CSGs, Rout

CSG's 58% Rout: How a Billion-Euro Valuation Gap and a Shrinking Coalition Overrode Record Profits

07.06.2026 - 22:25:48 | boerse-global.de

Valuation dispute between CSG's majority and minority owners sinks stock 58% despite record orders, strong earnings, and new US Army deal.

Czechoslovak Group Boardroom Battle Sinks Stock 58% Despite Record Orders
CSGs - CSG's 58% Rout: How a Billion-Euro Valuation Gap and a Shrinking Coalition Overrode Record Profits 07.06.2026 - Bild: über boerse-global.de

A bitter boardroom battle playing out across Czech and Slovak courts has become the single biggest drag on Czechoslovak Group's share price, drowning out a record €17 billion order book and an 83% surge in quarterly earnings. The stock closed Friday at €15.05, a staggering 58% below its January high of €36.05 and down nearly 17% in just the past seven days. The sell-off has been so relentless that the 52-week low of €13.65, touched in May, now sits only 10% below the current level.

The heart of the dispute is a massive valuation gap between majority owner Michal Strnad and minority shareholder Petr Kratochvíl. Kratochvíl, who holds about 10% of CSG Land Systems CZ and roughly 9% of MSM Group, is demanding some 35 billion Czech crowns for his stakes. Strnad’s counter-offer stands at just 4 billion crowns — a chasm of 31 billion that has frozen all negotiations. Kratochvíl was removed as chairman in March over conflict-of-interest concerns. Since then, he has been challenging not only the valuation of his holdings but also certain share transfers within MSM Group dating back to early 2026. For investors, each positive quarterly report lands against a backdrop of governance uncertainty that cannot be priced away.

Political winds have added another layer of pressure. The Czech-led munitions initiative for Ukraine, which once counted 18 donor countries at its peak, has shrunk to roughly nine financial backers, according to Czech President Petr Pavel in a Financial Times interview. The programme has delivered more than four million large-calibre artillery shells to Kyiv since 2024. CSG remains its primary partner for procurement and processing of shells from non-NATO sources. CEO Strnad has indicated that direct purchases by individual governments — bypassing the coordinated Czech channel — could compensate for part of the decline. Some countries are now buying artillery ammunition directly from CSG and other suppliers, softening the blow but not removing the headline risk.

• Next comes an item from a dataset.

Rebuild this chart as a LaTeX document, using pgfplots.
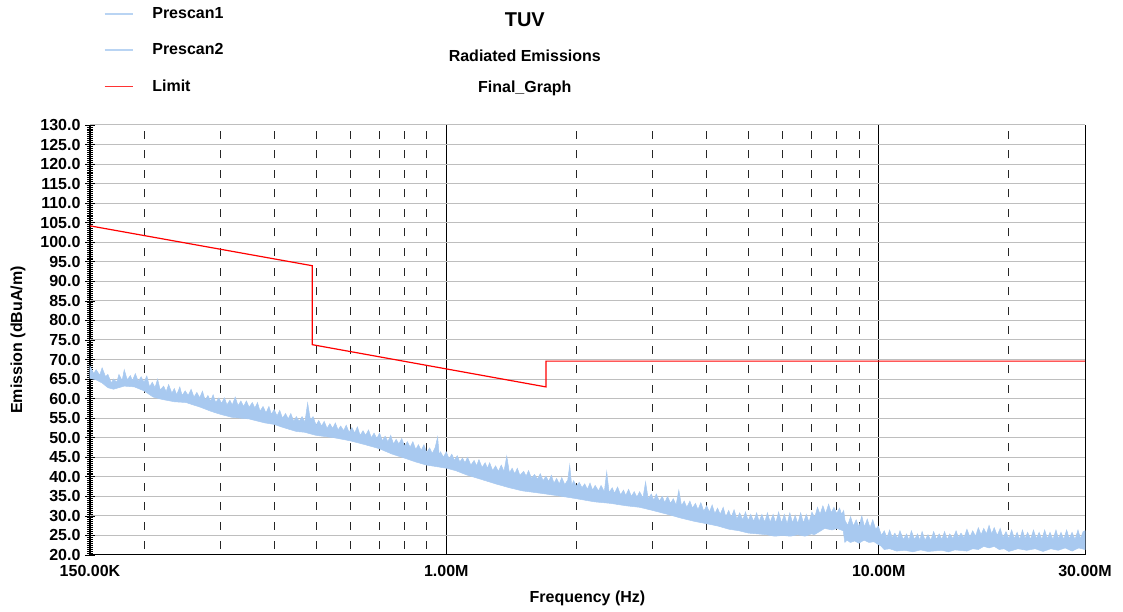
\documentclass[border=0pt]{standalone}
\usepackage{fontspec}
\setmainfont{Liberation Sans}
\usepackage{pgfplots}
\pgfplotsset{compat=1.18}
\definecolor{scan}{RGB}{168,201,240}
\definecolor{hgrid}{RGB}{190,190,190}
\newcommand{\lbl}{\bfseries\fontsize{16}{18}\selectfont}

\begin{document}
\begin{tikzpicture}
\begin{axis}[
    scale only axis,
    width=995pt, height=430pt,
    xmode=log, log basis x=10,
    xmin=0.15, xmax=30,
    ymin=20, ymax=130,
    xtick={0.15,1,10,30},
    xticklabels={150.00K,1.00M,10.00M,30.00M},
    minor xtick={0.2,0.3,0.4,0.5,0.6,0.7,0.8,0.9,2,3,4,5,6,7,8,9,20},
    ytick={20,25,...,130},
    minor y tick num=9,
    xtick style={draw=none},
    ymajorgrids, xmajorgrids, xminorgrids,
    major grid style={hgrid, line width=1pt},
    x grid style={black, line width=0.8pt},
    minor x grid style={black!85, line width=0.8pt, dash pattern=on 8pt off 11.545pt, dash phase=13.75pt},
    axis x line*=bottom, axis y line*=left,
    x axis line style={-, black, line width=1pt},
    y axis line style={-, black, line width=1pt},
    ytick pos=left,
    tick align=center,
    major tick length=10pt, minor tick length=6pt,
    ytick style={black, line width=0.8pt},
    /pgf/number format/.cd, fixed, fixed zerofill, precision=1, assume math mode=true,
    /pgfplots/.cd,
    ticklabel style={font=\lbl},
    yticklabel style={xshift=-1pt},
    xticklabel style={yshift=-2pt},
    xlabel={Frequency (Hz)},
    ylabel={Emission (dBuA/m)},
    xlabel style={font=\lbl, at={(axis description cs:0.5,-0.1)}, anchor=center},
    ylabel style={font=\lbl, at={(axis description cs:-0.0724,0.5)}, anchor=center},
    legend style={draw=none, fill=none, font=\lbl, at={(axis description cs:0.014,1.278)},
                  anchor=north west, row sep=19.5pt, inner sep=0pt},
    legend cell align=left,
    legend image code/.code={\draw[#1] (0pt,0pt) -- (28pt,0pt); \path (45pt,0pt);},
    clip=false,
]
\addlegendimage{scan!80, line width=1.2pt}
\addlegendentry{Prescan1}
\addlegendimage{scan!80, line width=1.2pt}
\addlegendentry{Prescan2}
\addlegendimage{red!80, line width=1.2pt}
\addlegendentry{Limit}

% Prescan2 band: upper edge left to right, lower edge right to left
\addplot[fill=scan, draw=scan, line width=0.5pt, forget plot] coordinates {
(0.150,68.3) (0.153,66.4) (0.155,67.4) (0.158,66.0) (0.160,67.9) (0.163,65.6)
(0.165,66.2) (0.168,64.0) (0.170,65.0) (0.173,64.2) (0.175,66.2) (0.178,64.6)
(0.180,67.4) (0.183,64.8) (0.186,65.9) (0.188,64.6) (0.191,66.4) (0.194,64.4)
(0.197,65.6) (0.200,64.2) (0.203,65.8) (0.206,63.0) (0.209,64.2) (0.212,62.8)
(0.215,65.0) (0.218,62.2) (0.222,63.2) (0.225,61.8) (0.228,63.6) (0.232,61.4)
(0.235,62.6) (0.238,61.0) (0.242,63.0) (0.245,60.8) (0.249,62.0) (0.253,60.8)
(0.257,62.4) (0.261,60.4) (0.265,61.6) (0.269,60.2) (0.273,61.9) (0.277,59.6)
(0.281,60.8) (0.285,59.4) (0.289,61.0) (0.293,59.0) (0.298,60.2) (0.302,58.8)
(0.307,60.2) (0.311,58.4) (0.316,59.6) (0.320,58.4) (0.325,60.4) (0.330,58.2)
(0.335,59.4) (0.340,58.0) (0.345,59.4) (0.350,57.8) (0.356,59.0) (0.361,57.6)
(0.366,59.0) (0.371,56.8) (0.377,58.0) (0.383,56.4) (0.389,58.0) (0.394,56.0)
(0.400,57.2) (0.406,55.6) (0.412,57.0) (0.418,55.0) (0.425,56.2) (0.431,54.8)
(0.437,56.2) (0.444,54.2) (0.450,55.4) (0.457,54.2) (0.464,55.4) (0.471,54.0)
(0.478,58.9) (0.485,54.6) (0.492,55.4) (0.500,53.2) (0.507,54.4) (0.515,53.0)
(0.522,54.2) (0.530,52.4) (0.538,53.6) (0.546,52.4) (0.554,53.8) (0.562,52.0)
(0.570,53.0) (0.579,51.8) (0.587,53.2) (0.596,51.4) (0.605,52.6) (0.614,51.2)
(0.623,52.8) (0.632,50.6) (0.642,51.8) (0.651,50.6) (0.661,52.0) (0.671,50.0)
(0.681,51.2) (0.691,49.8) (0.701,51.2) (0.712,49.2) (0.722,50.4) (0.733,49.0)
(0.744,50.6) (0.755,48.4) (0.766,49.6) (0.777,48.4) (0.789,49.8) (0.801,47.8)
(0.813,49.0) (0.825,47.6) (0.837,49.0) (0.850,47.0) (0.862,48.2) (0.875,46.8)
(0.888,48.2) (0.901,46.2) (0.915,47.4) (0.928,46.0) (0.942,47.4) (0.955,50.2)
(0.963,45.6) (0.970,46.4) (0.985,45.0) (1.00,46.4) (1.015,44.6) (1.03,45.8)
(1.045,44.2) (1.06,45.4) (1.075,43.8) (1.09,44.8) (1.105,43.6) (1.12,45.0)
(1.14,43.0) (1.16,44.2) (1.175,42.8) (1.19,44.4) (1.21,42.4) (1.23,43.6)
(1.245,42.2) (1.26,43.6) (1.28,41.6) (1.30,42.8) (1.32,41.4) (1.34,43.0)
(1.36,41.4) (1.38,45.3) (1.40,41.0) (1.42,42.2) (1.44,40.8) (1.46,42.2)
(1.48,40.4) (1.51,41.4) (1.53,40.2) (1.55,41.6) (1.575,39.6) (1.60,40.6)
(1.625,39.4) (1.65,40.8) (1.675,39.0) (1.70,40.2) (1.725,38.8) (1.75,40.4)
(1.775,38.4) (1.80,39.6) (1.825,38.2) (1.85,39.8) (1.88,38.0) (1.91,39.2)
(1.93,43.0) (1.95,37.8) (1.97,39.0) (2.00,37.6) (2.03,38.6) (2.06,37.2)
(2.09,38.2) (2.12,36.8) (2.15,38.4) (2.18,36.6) (2.21,37.8) (2.25,36.4)
(2.28,37.8) (2.32,36.2) (2.35,41.3) (2.38,36.0) (2.42,37.2) (2.45,35.8)
(2.49,37.4) (2.53,35.4) (2.57,36.6) (2.60,35.2) (2.64,36.8) (2.68,35.0)
(2.72,36.2) (2.76,34.8) (2.80,36.2) (2.85,34.6) (2.89,38.7) (2.93,34.4)
(2.98,35.6) (3.02,34.0) (3.06,35.6) (3.11,33.8) (3.16,35.0) (3.20,33.4)
(3.25,35.0) (3.30,33.2) (3.35,34.4) (3.40,32.8) (3.45,36.6) (3.50,32.6)
(3.55,33.8) (3.60,32.2) (3.66,33.8) (3.71,32.0) (3.77,33.2) (3.82,31.6)
(3.88,33.4) (3.94,31.2) (4.00,32.6) (4.06,31.0) (4.12,32.8) (4.18,30.6)
(4.24,32.0) (4.30,30.4) (4.37,32.2) (4.43,29.8) (4.50,31.4) (4.56,29.6)
(4.63,31.6) (4.70,29.2) (4.77,30.8) (4.85,29.0) (4.92,31.0) (4.99,28.8)
(5.06,30.4) (5.14,28.6) (5.22,30.8) (5.29,28.6) (5.37,30.4) (5.45,28.4)
(5.53,30.8) (5.61,28.4) (5.70,30.4) (5.78,28.2) (5.87,31.0) (5.96,28.2)
(6.05,30.4) (6.14,28.0) (6.23,30.8) (6.32,28.2) (6.41,30.2) (6.50,28.0)
(6.60,30.8) (6.70,28.2) (6.80,30.4) (6.90,28.4) (7.01,31.0) (7.11,29.6)
(7.22,32.2) (7.32,30.4) (7.43,32.6) (7.54,30.6) (7.66,33.0) (7.77,30.8)
(7.88,32.2) (8.00,30.6) (8.12,32.0) (8.21,30.4) (8.30,31.4) (8.36,28.8)
(8.48,27.6) (8.61,29.8) (8.74,27.4) (8.87,29.0) (9.00,27.2) (9.14,30.0)
(9.27,27.2) (9.41,29.2) (9.55,27.0) (9.69,29.0) (9.84,26.6) (9.98,27.4)
(10.15,25.0) (10.3,26.2) (10.45,24.4) (10.6,26.4) (10.75,24.4) (10.9,25.6)
(11.05,24.2) (11.2,26.2) (11.4,24.0) (11.6,25.4) (11.75,23.8) (11.9,26.2)
(12.1,24.0) (12.3,25.4) (12.45,23.8) (12.6,26.0) (12.8,23.8) (13.0,25.2)
(13.2,23.8) (13.4,26.0) (13.6,24.0) (13.8,25.4) (14.0,24.0) (14.2,26.0)
(14.4,24.0) (14.6,25.4) (14.85,24.2) (15.1,26.2) (15.3,24.4) (15.5,25.6)
(15.75,24.4) (16.0,26.6) (16.25,24.6) (16.5,26.2) (16.75,24.8) (17.0,27.0)
(17.25,25.2) (17.5,26.8) (17.75,25.4) (18.0,27.6) (18.25,25.4) (18.5,27.0)
(18.8,25.0) (19.1,26.8) (19.4,24.4) (19.7,26.0) (20.0,24.2) (20.3,26.4)
(20.6,24.2) (20.9,25.8) (21.2,24.0) (21.5,26.4) (21.8,24.2) (22.1,25.8)
(22.45,24.0) (22.8,26.4) (23.15,24.2) (23.5,25.8) (23.85,24.0) (24.2,26.4)
(24.55,24.2) (24.9,25.8) (25.3,24.0) (25.7,26.4) (26.05,24.2) (26.4,25.8)
(26.8,24.0) (27.2,26.4) (27.6,24.2) (28.0,25.8) (28.45,24.0) (28.9,26.4)
(29.3,24.2) (29.7,26.0) (30.0,26.2)
(30.0,21.4) (29.0,21.8) (28.0,21.0) (27.0,21.8) (26.0,21.2) (25.0,21.6)
(24.0,20.9) (23.0,21.6) (22.0,21.2) (21.0,21.6) (20.0,20.9) (19.5,21.6)
(19.0,21.4) (18.5,22.2) (18.0,21.8) (17.5,22.2) (17.0,21.4) (16.5,21.6)
(16.0,21.0) (15.0,21.3) (14.5,20.8) (14.0,21.2) (13.0,20.9) (12.5,21.3)
(12.0,20.8) (11.5,21.2) (11.0,21.0) (10.6,21.6) (10.3,21.4) (10.1,22.4)
(10.0,22.6) (9.75,23.4) (9.5,23.2) (9.25,23.8) (9.0,23.0) (8.8,23.6)
(8.6,23.2) (8.45,23.8) (8.35,23.2) (8.28,26.2) (8.0,26.8) (7.8,26.4)
(7.5,26.8) (7.3,26.0) (7.1,25.2) (7.0,25.4) (6.75,24.8) (6.5,25.2)
(6.25,24.8) (6.0,25.0) (5.75,24.8) (5.5,25.2) (5.25,25.4) (5.0,25.6)
(4.75,26.2) (4.5,26.6) (4.25,27.4) (4.0,28.0) (3.75,28.6) (3.5,29.4)
(3.25,30.4) (3.0,31.4) (2.8,32.2) (2.6,32.6) (2.4,33.2) (2.2,33.6)
(2.0,34.4) (1.9,34.8) (1.8,35.2) (1.7,35.6) (1.6,36.0) (1.5,36.4)
(1.4,37.2) (1.3,38.2) (1.2,39.4) (1.12,40.4) (1.05,41.6) (1.0,42.2)
(0.95,42.6) (0.90,43.0) (0.85,43.8) (0.80,44.8) (0.75,45.8) (0.70,47.2)
(0.65,48.2) (0.60,49.2) (0.55,50.0) (0.50,50.6) (0.47,51.4) (0.45,51.6)
(0.42,52.6) (0.40,53.4) (0.38,53.8) (0.35,54.8) (0.32,55.2) (0.30,56.0)
(0.285,56.8) (0.27,57.8) (0.25,59.0) (0.235,59.2) (0.22,59.8) (0.21,60.4)
(0.20,62.0) (0.19,63.0) (0.18,63.2) (0.17,62.4) (0.165,62.8) (0.16,64.0)
(0.155,64.8) (0.150,65.2)
} -- cycle;

% Limit
\addplot[red, line width=1.2pt, forget plot] coordinates {
(0.15,104.2) (0.49,94.0) (0.49,73.8) (1.70,63.0) (1.70,69.6) (30,69.6)
};

\node[font=\bfseries\fontsize{20}{22}\selectfont] at (axis description cs:0.437,1.244) {TUV};
\node[font=\lbl] at (axis description cs:0.437,1.160) {Radiated Emissions};
\node[font=\lbl] at (axis description cs:0.437,1.086) {Final\_Graph};
\end{axis}
\pgfresetboundingbox
\useasboundingbox (current axis.south west) ++(-90pt,-57pt) rectangle ++(1123pt,612pt);
\end{tikzpicture}
\end{document}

Should investors sell immediately? Or is it worth buying CSG?

On the operational front, CSG has been anything but idle. On June 1, a subsidiary signed an accelerated development and delivery deal for high-performance munitions with the US Army. A day later, CSG raised its stake in German specialty chemicals group Alzchem to over 20% through a combination of direct voting rights (9.9% via subsidiary Staluna Trade) and total-return swaps that run until May 2027. Alzchem produces nitroguanidine, a key ingredient for munitions and propellants; the stock gained 6% on the news. In Ukraine, a licensing partnership with Ukrainian Armor launched NATO-calibre artillery shell production at a target of 100,000 155-mm and 50,000 105-mm rounds per year. In Slovakia, a new line for long-range munitions with an annual capacity of 70,000 units is already running at full load. A joint venture with South Africa’s Reunert — Fuchs Electronics Europe, split 51/49 in Reunert’s favour — is producing electronic fuses.

The first quarter of 2026 offered unambiguous evidence of operational strength. Revenue rose 13.8% to €1.544 billion, operating EBIT hit €372 million for a 24.1% margin, and net profit jumped 83% to €299 million, lifting the net margin from 12% to 19%. The order book reached a record €17 billion, up from €15 billion at the end of 2025, with a pipeline of €27 billion under negotiation. CSG reaffirmed its full-year outlook: revenue between €7.4 billion and €7.6 billion, an operating EBIT margin of 24% to 25%, and a net-debt-to-EBITDA ratio below 1.3. A short-seller report from Hunterbrook Media — whose affiliated vehicle holds a disclosed short position — levelled critical allegations about the company's governance and disclosures. CSG dismissed them as misrepresentations and stood by the integrity of its prospectus and all subsequent filings.

Analysts find themselves in an awkward spot. Ten rate the stock a strong buy, with a median price target of €32.05 — more than double the current price. Berenberg recently trimmed its estimates and target, citing uneven segment results in the first quarter. Technically, the relative strength index sits at 31.8, firmly in oversold territory. Annualised volatility of roughly 77% underscores how sharply the market reacts to any CSG news. Half-year results for the period through June 30 are due on August 7, with a quiet period beginning July 8. Until then, the story remains one of stellar operations versus a market that simply will not look past the headlines.